Parents often notice patterns such as:

  • Good reading aloud, but poor spelling and writing

  • Strong verbal answers, weak written responses

  • Reading accuracy drops with new or unfamiliar words

  • Fatigue, headaches, or avoidance after reading tasks

  • Reading that deteriorates when text becomes longer or more complex

These are signs that reading is being held together by effort, not automatic skill.


Compensation vs. Skill Development


It’s important to understand that compensation is not the same as remediation.

  • Remediation strengthens the core skills: decoding, spelling patterns, orthographic mapping.

  • Compensation allows the child to succeed by using strengths such as memory, reasoning, and vocabulary.

Both matter. But when compensation is mistaken for mastery, children may not receive the targeted support they still need.


Why Compensation Can Become Risky Over Time


In early grades, compensation often works well. Text is predictable, vocabulary is familiar, and reading demands are manageable.


As children grow older:

  • Text becomes denser

  • Vocabulary becomes abstract

  • Writing demands increase

  • Exams add time pressure


At this stage, compensated reading may start to break down, leading to:

  • Sudden drops in confidence

  • Increased anxiety

  • “Why is my child struggling now when they were fine before?”

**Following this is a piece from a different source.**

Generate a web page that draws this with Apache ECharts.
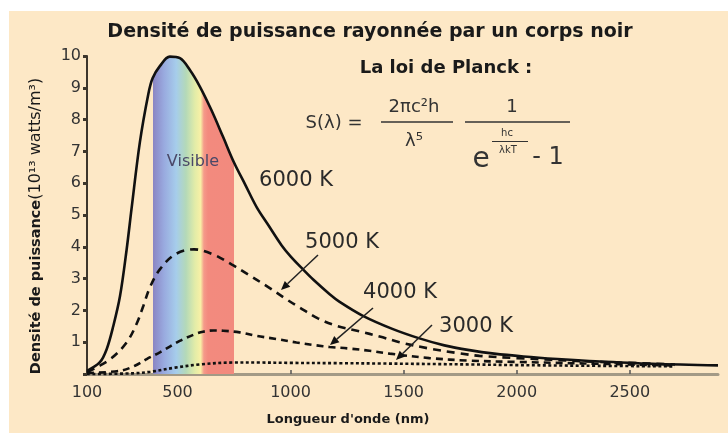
<!DOCTYPE html>
<html><head><meta charset="utf-8">
<script src="https://cdn.jsdelivr.net/npm/echarts@6/dist/echarts.min.js"></script>
<style>html,body{margin:0;padding:0;background:#fff}#c{width:728px;height:436px}</style>
</head><body><div id="c"></div>
<script>
// ---- data (wavelength nm, power density 1e13 W/m3) ----
const titleText = 'Densité de puissance rayonnée par un corps noir';
const xTickLabels = [100, 500, 1000, 1500, 2000, 2500];
const xTickMarks = [500, 1000, 1500, 2000, 2500];
const yTickLabels = [1, 2, 3, 4, 5, 6, 7, 8, 9, 10];
const curveNames = ['6000 K', '5000 K', '4000 K', '3000 K'];
const visibleRange = [390, 750];
const curve6000 = [[100,0.1],[157,0.37],[187,0.78],[216,1.5],[246,2.45],[275,3.9],[297,5.2],[334,7.3],[371,8.8],[390,9.3],[422,9.68],[466,9.98],[511,9.93],[555,9.56],[599,9.04],[650,8.3],[702,7.45],[750,6.65],[800,5.95],[850,5.25],[900,4.7],[960,4.05],[1000,3.7],[1055,3.29],[1100,2.97],[1173,2.51],[1217,2.27],[1320,1.83],[1450,1.42],[1570,1.12],[1680,0.9],[1791,0.75],[1900,0.64],[2030,0.55],[2180,0.47],[2321,0.41],[2600,0.32],[2890,0.27]];
const curve5000 = [[100,0.06],[143,0.21],[209,0.5],[275,0.99],[319,1.57],[349,2.14],[378,2.72],[422,3.29],[489,3.76],[573,3.92],[658,3.76],[739,3.45],[812,3.13],[893,2.77],[982,2.35],[1040,2.09],[1121,1.75],[1202,1.52],[1305,1.34],[1394,1.18],[1482,1.0],[1614,0.8],[1747,0.65],[1835,0.57],[2000,0.5],[2300,0.4],[2700,0.3]];
const curve4000 = [[100,0.03],[246,0.1],[312,0.26],[364,0.47],[422,0.68],[510,1.04],[577,1.25],[613,1.33],[660,1.37],[702,1.36],[775,1.31],[849,1.2],[937,1.1],[1026,0.99],[1114,0.9],[1173,0.85],[1261,0.8],[1349,0.73],[1438,0.64],[1614,0.5],[1791,0.42],[2000,0.38],[2300,0.33],[2700,0.27]];
const curve3000 = [[100,0],[300,0.02],[380,0.07],[489,0.2],[599,0.3],[745,0.36],[860,0.36],[1000,0.35],[1217,0.34],[1400,0.33],[1800,0.3],[2000,0.28],[2300,0.26],[2700,0.24]];
const xMin = 100, xMax = 2890;

const chart = echarts.init(document.getElementById('c'), null, {renderer:'canvas'});
const FONT = 'DejaVu Sans';
function txt(text, x, y, size, opts) {
  opts = opts || {};
  return {type:'text', x:x, y:y, z:50, silent:true, rotation: opts.rotation || 0,
    style:{text:text, x:0, y:0, fontFamily:FONT, fontSize:size, fontWeight: opts.bold ? 'bold':'normal',
      fill: opts.color || '#2a2a2a', align: opts.align || 'center', textAlign: opts.align || 'center',
      verticalAlign:'middle', textVerticalAlign:'middle', rich: opts.rich}};
}
function seg(x1,y1,x2,y2,w,color){
  return {type:'line', z:50, silent:true, shape:{x1:x1,y1:y1,x2:x2,y2:y2}, style:{stroke: color||'#2a2a2a', lineWidth:w||1.5}};
}
function arrow(x1,y1,x2,y2){
  const a = Math.atan2(y2-y1, x2-x1), L = 9, W = 4;
  const bx = x2 - L*Math.cos(a), by = y2 - L*Math.sin(a);
  const px = -Math.sin(a)*W, py = Math.cos(a)*W;
  return [seg(x1,y1,bx,by,1.5,'#222'),
    {type:'polygon', z:50, silent:true, shape:{points:[[x2,y2],[bx+px,by+py],[bx-px,by-py]]}, style:{fill:'#111'}}];
}
const graphics = [
  {type:'rect', z:-10, silent:true, shape:{x:9, y:11, width:719, height:422}, style:{fill:'#fde8c6'}},
  txt('La loi de Planck :', 446, 68, 18, {bold:true, color:'#1a1a1a'}),
  txt('S(λ) =', 334, 123, 18, {color:'#333'}),
  txt('2πc²h', 414, 107, 18, {color:'#333'}),
  seg(381,122,453,122,1.5,'#333'),
  txt('λ⁵', 414, 141, 18, {color:'#333'}),
  txt('1', 512, 107, 18, {color:'#333'}),
  seg(465,122,570,122,1.5,'#333'),
  txt('e', 481, 160, 28, {color:'#333'}),
  txt('hc', 507, 133, 10, {color:'#333'}),
  seg(492,141.5,528,141.5,1,'#333'),
  txt('λkT', 508, 150, 10, {color:'#333'}),
  txt('- 1', 548, 158, 24, {color:'#333'}),
  txt('Visible', 193, 162, 16, {color:'#4a4868'}),
  txt(curveNames[0], 296, 181, 21),
  txt(curveNames[1], 342, 243, 21),
  txt(curveNames[2], 400, 293, 21),
  txt(curveNames[3], 476, 327, 21),
  txt('Longueur d\'onde (nm)', 348, 420, 13, {bold:true, color:'#1a1a1a'}),
  txt('{b|Densité de puissance}{n|(10¹³ watts/m³)}', 36, 226, 15, {rotation:Math.PI/2, color:'#1a1a1a',
     rich:{b:{fontFamily:FONT, fontSize:14.5, fontWeight:'bold', fill:'#1a1a1a', color:'#1a1a1a'}, n:{fontFamily:FONT, fontSize:16, fill:'#1a1a1a', color:'#1a1a1a'}}}),
].concat(arrow(318,255,281,290), arrow(373,308,330,345), arrow(432,325,396,360));

// gradient offsets of the visible band along the 6000 K area (bbox spans xMin..xMax)
const o1 = (visibleRange[0] - xMin) / (xMax - xMin), o2 = (visibleRange[1] - xMin) / (xMax - xMin);
const spectrum = [[0,'#8a84c2'],[0.14,'#99aadf'],[0.29,'#a6cdeb'],[0.41,'#b4d9b8'],[0.52,'#e2eca8'],[0.59,'#f8f0a6'],[0.63,'#f59a8a'],[0.68,'#f38a7e'],[1,'#f28a7e']];
const bandStops = [{offset:0, color:'rgba(0,0,0,0)'}, {offset:o1, color:'rgba(0,0,0,0)'}]
  .concat(spectrum.map(s => ({offset: o1 + s[0]*(o2-o1), color: s[1]})))
  .concat([{offset:o2, color:'rgba(0,0,0,0)'}, {offset:1, color:'rgba(0,0,0,0)'}]);

const SMOOTH = 0.35;
function curve(name, data, type, z) {
  return {name:name, type:'line', data:data, showSymbol:false, smooth:SMOOTH, z:z||3, silent:true, clip:false,
    lineStyle:{color:'#111', width:2.6, type:type}};
}
const band = {name:'Visible', type:'line', data:curve6000, showSymbol:false, smooth:SMOOTH, z:1, silent:true, clip:false,
  lineStyle:{width:0, opacity:0},
  areaStyle:{opacity:1, color:{type:'linear', x:0, y:0, x2:1, y2:0, colorStops:bandStops}}};
chart.setOption({
  backgroundColor:'#ffffff',
  animation:false,
  textStyle:{fontFamily:FONT},
  title:{text:titleText, left:370, top:23, textAlign:'center', padding:0,
    textStyle:{fontFamily:FONT, fontSize:19, fontWeight:'bold', color:'#1a1a1a'}},
  grid:{left:87, right:10, top:56, bottom:62},
  xAxis:{type:'value', min:xMin, max:xMax,
    axisLine:{lineStyle:{color:'#a39a86', width:3}},
    axisTick:{customValues:xTickMarks, inside:true, length:4, lineStyle:{color:'#555', width:1.5}},
    axisLabel:{customValues:xTickLabels, formatter: v => String(v), fontSize:16, color:'#333', margin:11, fontFamily:FONT},
    splitLine:{show:false}},
  yAxis:{type:'value', min:0, max:10, interval:1,
    axisLine:{show:true, lineStyle:{color:'#3d362c', width:2}},
    axisTick:{show:true, length:4, lineStyle:{color:'#3d362c', width:3}},
    axisLabel:{formatter: v => (yTickLabels.indexOf(v) >= 0 ? String(v) : ''), fontSize:16, color:'#333', margin:6, fontFamily:FONT},
    splitLine:{show:false}},
  graphic: graphics,
  series:[
    band,
    curve(curveNames[0], curve6000, 'solid', 5),
    curve(curveNames[1], curve5000, [8,6], 4),
    curve(curveNames[2], curve4000, [7,5], 4),
    curve(curveNames[3], curve3000, [3,2.5], 4)
  ]
});
</script></body></html>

Recognising compensation early helps prevent this.


A Strength-Based Perspective for Parents

Compensation is not a flaw. It shows:

  • Intelligence

  • Adaptability

  • Problem-solving ability

  • Determination

Many highly successful adults with dyslexia relied on compensation for years. The goal is not to remove compensation, but to support it while building underlying skills.


How Parents Can Respond

  • Avoid assuming “more practice” is the answer

  • Look beyond reading accuracy to effort and fatigue

  • Separate intelligence from written output

  • Seek professional support that provides structured intervention to improve spelling, sequencing, and orthographic skills


Final Thought


When a child with dyslexia reads well, it doesn’t always mean the journey is easy. Sometimes, it means the child has quietly learned to work around a challenge.

Understanding compensation helps parents replace pressure with insight — and that shift alone can change a child’s learning experience.